Here is another example. I assigned the datastructures and algorithms class the task of writing an expression evaluator that would convert an infix expression to postfix and then evaluate the postfix expression to return a result (a double). I wanted to provide an Operator class which, given a string (such as "abs" or "sqrt") or a single-character symbol (such as '+' or '*'), would return an Operator object that knew about the characteristics of the operator associated with that string or symbol, such as its precedence, arity, and associativity, and that would perform the correct mathematical operation when provided with the correct number of operands.

My first attempt used the new enumeration types offered by Java 5, but used condition logic in order to decide which eval() method should be invoked for each operator: a no-argument eval, a single-argument (unary) eval, a two-argument (binary) eval, or a three-argument (ternary) eval. The class constructs a table of Operator objects on initialization, so each Operator object is a singleton. Each object knows about the characteristics of the operator it represents, but each object contains all four variants of the eval method and executes the correct mathematical operation only by the use of case logic.

. Operator.java using case logic [Don't use this version.]

It took a combination of new features of Java 5 in order to substitute polymorphism for case logic in the Operator class. (To be precise, the new version is an enum, not a class per se, but the new Java enumeration type has all the power of a regular class, but organized according to enumeration constants.)

First, it uses the feature of the new Java enum that a static constructor is invoked for each enumeration constant (effectively creating a separate object corresponding to each enumeration constant) if one provides a constructor and follows the declaration of each enumeration constant with a parenthesized list of parameters to be passed to the constructor. This replaces the static table of Operator objects used in the previous version of the class.

Second, it uses another feature of the new enumeration type: if a method of the enum is declared abstract, a concrete implementation of that method can be provided for each enumeration "object" (each enumeration constant) in a block (enclosed in curly braces) following the declaration of each enumeration constant.

It required another new feature of Java 5 to make the eval() method truly polymorphic: the "varargs" facility. This feature — the ability to declare methods as accepting a variable number of arguments of some type — has long been available in languages such as C, and is a welcome addition to Java (if only because it also allowed Java 5 to offer the printf function so valued by C programmers and available in many subsequent languages). By declaring the eval method as

   double eval(double... args)

a client class (such as the postfix expression evaluator) can call eval with any number of arguments (preferably, with the correct number for the particular operator to be invoked) and the eval method will do the right thing (i.e., either apply the appropriate operator to the operands provided or throw an exception indicating that the wrong number of arguments were supplied).

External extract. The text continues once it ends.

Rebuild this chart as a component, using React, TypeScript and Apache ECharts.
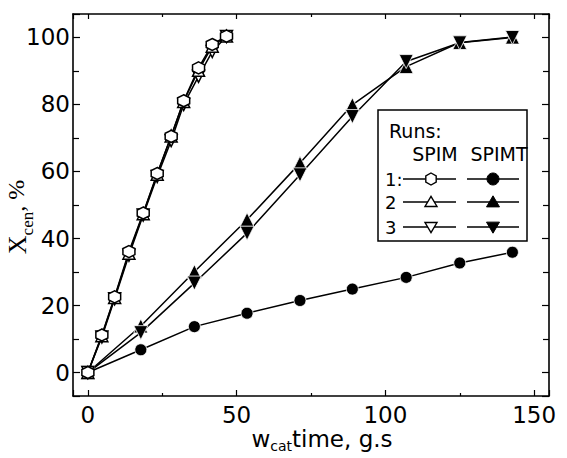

The final result is a fully polymorphic eval method:

. Operator.java using a polymorphic eval method

The implementation of the static operator() method illustrates one more feature of the Java enumeration type: the new "foreach" statement can be used to iterate across the enumeration constants, because a values() method is provided by default, returning an iterable collection of the enumeration constants declared in the enclosing enum

   for (Operator op : Operator.values())

Note that other enumeration types can be nested in the top-level enum. In this case, Arity, Associativity, and Location are simple enumerations, declaring only enumeration constants, without associated behavior.